Records from a collection
=====

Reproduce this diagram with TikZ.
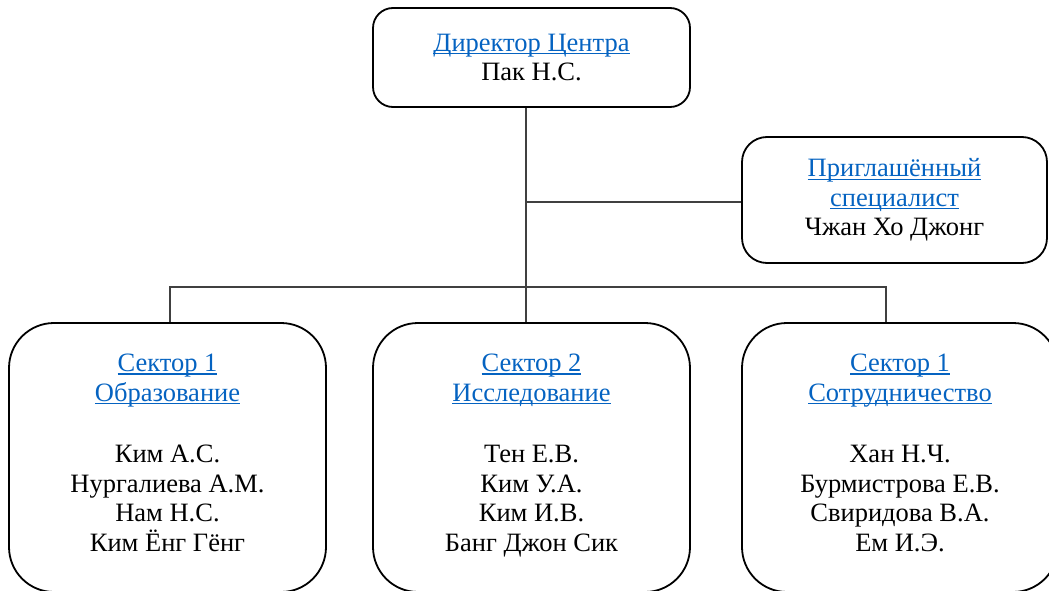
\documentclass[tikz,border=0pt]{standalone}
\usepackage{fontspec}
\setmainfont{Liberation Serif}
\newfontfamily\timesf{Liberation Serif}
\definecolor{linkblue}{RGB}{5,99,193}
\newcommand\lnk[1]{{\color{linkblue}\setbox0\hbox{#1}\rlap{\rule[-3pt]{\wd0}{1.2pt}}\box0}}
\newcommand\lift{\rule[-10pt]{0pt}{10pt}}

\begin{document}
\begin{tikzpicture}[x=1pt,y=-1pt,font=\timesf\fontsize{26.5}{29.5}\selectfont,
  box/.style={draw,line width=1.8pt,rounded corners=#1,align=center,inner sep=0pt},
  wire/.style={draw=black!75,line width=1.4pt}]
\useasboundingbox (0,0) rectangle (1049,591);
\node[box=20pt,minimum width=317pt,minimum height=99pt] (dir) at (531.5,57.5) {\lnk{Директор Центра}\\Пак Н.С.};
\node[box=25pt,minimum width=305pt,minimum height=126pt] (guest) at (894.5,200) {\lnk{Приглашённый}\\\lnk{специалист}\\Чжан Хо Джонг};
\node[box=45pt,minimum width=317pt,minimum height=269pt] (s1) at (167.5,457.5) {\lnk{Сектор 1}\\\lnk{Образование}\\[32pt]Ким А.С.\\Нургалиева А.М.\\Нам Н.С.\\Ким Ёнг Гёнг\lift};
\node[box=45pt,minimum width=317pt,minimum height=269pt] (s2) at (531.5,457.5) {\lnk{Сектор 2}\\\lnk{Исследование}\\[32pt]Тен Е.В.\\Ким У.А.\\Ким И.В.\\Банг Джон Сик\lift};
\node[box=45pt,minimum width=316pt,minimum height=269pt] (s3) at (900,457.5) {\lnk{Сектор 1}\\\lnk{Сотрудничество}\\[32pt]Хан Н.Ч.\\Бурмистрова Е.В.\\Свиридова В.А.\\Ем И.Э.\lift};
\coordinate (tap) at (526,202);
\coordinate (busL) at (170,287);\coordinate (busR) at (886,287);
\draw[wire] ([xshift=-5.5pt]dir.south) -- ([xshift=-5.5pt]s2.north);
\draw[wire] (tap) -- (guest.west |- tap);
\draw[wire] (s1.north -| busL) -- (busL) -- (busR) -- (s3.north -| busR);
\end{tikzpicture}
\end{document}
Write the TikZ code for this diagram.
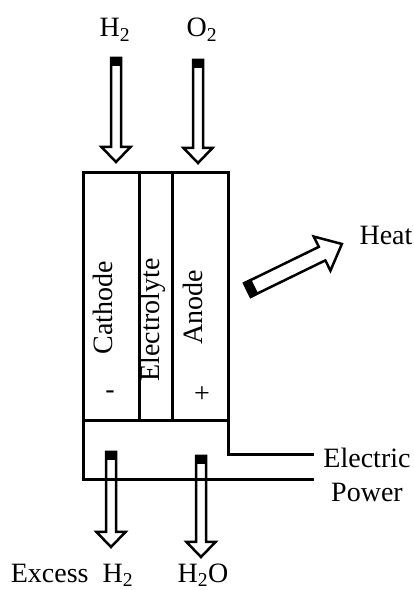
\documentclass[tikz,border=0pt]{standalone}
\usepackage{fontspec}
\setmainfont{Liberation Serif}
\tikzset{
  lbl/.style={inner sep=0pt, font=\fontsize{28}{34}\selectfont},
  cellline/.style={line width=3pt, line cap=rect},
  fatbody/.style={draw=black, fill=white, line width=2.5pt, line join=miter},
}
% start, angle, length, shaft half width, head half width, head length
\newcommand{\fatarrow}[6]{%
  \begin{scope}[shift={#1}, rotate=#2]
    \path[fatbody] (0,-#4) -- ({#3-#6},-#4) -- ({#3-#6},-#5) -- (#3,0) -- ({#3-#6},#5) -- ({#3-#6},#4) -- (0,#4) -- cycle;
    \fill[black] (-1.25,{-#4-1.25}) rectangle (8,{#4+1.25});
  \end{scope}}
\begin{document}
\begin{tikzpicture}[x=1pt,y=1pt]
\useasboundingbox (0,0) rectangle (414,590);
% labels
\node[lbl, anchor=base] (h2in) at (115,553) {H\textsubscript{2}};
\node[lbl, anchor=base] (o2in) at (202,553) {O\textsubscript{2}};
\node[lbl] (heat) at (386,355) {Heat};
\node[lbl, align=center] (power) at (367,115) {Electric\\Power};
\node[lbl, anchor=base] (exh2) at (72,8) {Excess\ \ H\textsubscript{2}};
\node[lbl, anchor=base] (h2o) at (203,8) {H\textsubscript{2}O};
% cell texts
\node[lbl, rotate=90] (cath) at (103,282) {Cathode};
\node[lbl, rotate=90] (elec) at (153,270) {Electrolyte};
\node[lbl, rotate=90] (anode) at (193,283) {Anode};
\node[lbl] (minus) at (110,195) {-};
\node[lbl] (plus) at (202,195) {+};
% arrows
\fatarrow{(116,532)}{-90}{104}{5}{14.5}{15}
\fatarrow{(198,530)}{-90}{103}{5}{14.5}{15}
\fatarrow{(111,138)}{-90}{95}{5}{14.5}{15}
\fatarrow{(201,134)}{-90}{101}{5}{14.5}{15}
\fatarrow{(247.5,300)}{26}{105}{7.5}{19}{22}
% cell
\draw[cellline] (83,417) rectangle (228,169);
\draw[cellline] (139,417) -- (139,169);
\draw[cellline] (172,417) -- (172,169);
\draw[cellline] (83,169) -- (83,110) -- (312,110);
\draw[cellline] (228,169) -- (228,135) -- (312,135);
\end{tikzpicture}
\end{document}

=====

**Written problem**: Your copy of the data should match it exactly, except that pictures are left out.

**Task result**:
Reproduce this diagram with TikZ.
\documentclass[tikz,border=0pt]{standalone}
\usepackage{fontspec}
\setmainfont{Liberation Serif}
\newfontfamily\timesf{Liberation Serif}
\definecolor{linkblue}{RGB}{5,99,193}
\newcommand\lnk[1]{{\color{linkblue}\setbox0\hbox{#1}\rlap{\rule[-3pt]{\wd0}{1.2pt}}\box0}}
\newcommand\lift{\rule[-10pt]{0pt}{10pt}}

\begin{document}
\begin{tikzpicture}[x=1pt,y=-1pt,font=\timesf\fontsize{26.5}{29.5}\selectfont,
  box/.style={draw,line width=1.8pt,rounded corners=#1,align=center,inner sep=0pt},
  wire/.style={draw=black!75,line width=1.4pt}]
\useasboundingbox (0,0) rectangle (1049,591);
\node[box=20pt,minimum width=317pt,minimum height=99pt] (dir) at (531.5,57.5) {\lnk{Директор Центра}\\Пак Н.С.};
\node[box=25pt,minimum width=305pt,minimum height=126pt] (guest) at (894.5,200) {\lnk{Приглашённый}\\\lnk{специалист}\\Чжан Хо Джонг};
\node[box=45pt,minimum width=317pt,minimum height=269pt] (s1) at (167.5,457.5) {\lnk{Сектор 1}\\\lnk{Образование}\\[32pt]Ким А.С.\\Нургалиева А.М.\\Нам Н.С.\\Ким Ёнг Гёнг\lift};
\node[box=45pt,minimum width=317pt,minimum height=269pt] (s2) at (531.5,457.5) {\lnk{Сектор 2}\\\lnk{Исследование}\\[32pt]Тен Е.В.\\Ким У.А.\\Ким И.В.\\Банг Джон Сик\lift};
\node[box=45pt,minimum width=316pt,minimum height=269pt] (s3) at (900,457.5) {\lnk{Сектор 1}\\\lnk{Сотрудничество}\\[32pt]Хан Н.Ч.\\Бурмистрова Е.В.\\Свиридова В.А.\\Ем И.Э.\lift};
\coordinate (tap) at (526,202);
\coordinate (busL) at (170,287);\coordinate (busR) at (886,287);
\draw[wire] ([xshift=-5.5pt]dir.south) -- ([xshift=-5.5pt]s2.north);
\draw[wire] (tap) -- (guest.west |- tap);
\draw[wire] (s1.north -| busL) -- (busL) -- (busR) -- (s3.north -| busR);
\end{tikzpicture}
\end{document}
Write the TikZ code for this diagram.
\documentclass[tikz,border=0pt]{standalone}
\usepackage{fontspec}
\setmainfont{Liberation Serif}
\tikzset{
  lbl/.style={inner sep=0pt, font=\fontsize{28}{34}\selectfont},
  cellline/.style={line width=3pt, line cap=rect},
  fatbody/.style={draw=black, fill=white, line width=2.5pt, line join=miter},
}
% start, angle, length, shaft half width, head half width, head length
\newcommand{\fatarrow}[6]{%
  \begin{scope}[shift={#1}, rotate=#2]
    \path[fatbody] (0,-#4) -- ({#3-#6},-#4) -- ({#3-#6},-#5) -- (#3,0) -- ({#3-#6},#5) -- ({#3-#6},#4) -- (0,#4) -- cycle;
    \fill[black] (-1.25,{-#4-1.25}) rectangle (8,{#4+1.25});
  \end{scope}}
\begin{document}
\begin{tikzpicture}[x=1pt,y=1pt]
\useasboundingbox (0,0) rectangle (414,590);
% labels
\node[lbl, anchor=base] (h2in) at (115,553) {H\textsubscript{2}};
\node[lbl, anchor=base] (o2in) at (202,553) {O\textsubscript{2}};
\node[lbl] (heat) at (386,355) {Heat};
\node[lbl, align=center] (power) at (367,115) {Electric\\Power};
\node[lbl, anchor=base] (exh2) at (72,8) {Excess\ \ H\textsubscript{2}};
\node[lbl, anchor=base] (h2o) at (203,8) {H\textsubscript{2}O};
% cell texts
\node[lbl, rotate=90] (cath) at (103,282) {Cathode};
\node[lbl, rotate=90] (elec) at (153,270) {Electrolyte};
\node[lbl, rotate=90] (anode) at (193,283) {Anode};
\node[lbl] (minus) at (110,195) {-};
\node[lbl] (plus) at (202,195) {+};
% arrows
\fatarrow{(116,532)}{-90}{104}{5}{14.5}{15}
\fatarrow{(198,530)}{-90}{103}{5}{14.5}{15}
\fatarrow{(111,138)}{-90}{95}{5}{14.5}{15}
\fatarrow{(201,134)}{-90}{101}{5}{14.5}{15}
\fatarrow{(247.5,300)}{26}{105}{7.5}{19}{22}
% cell
\draw[cellline] (83,417) rectangle (228,169);
\draw[cellline] (139,417) -- (139,169);
\draw[cellline] (172,417) -- (172,169);
\draw[cellline] (83,169) -- (83,110) -- (312,110);
\draw[cellline] (228,169) -- (228,135) -- (312,135);
\end{tikzpicture}
\end{document}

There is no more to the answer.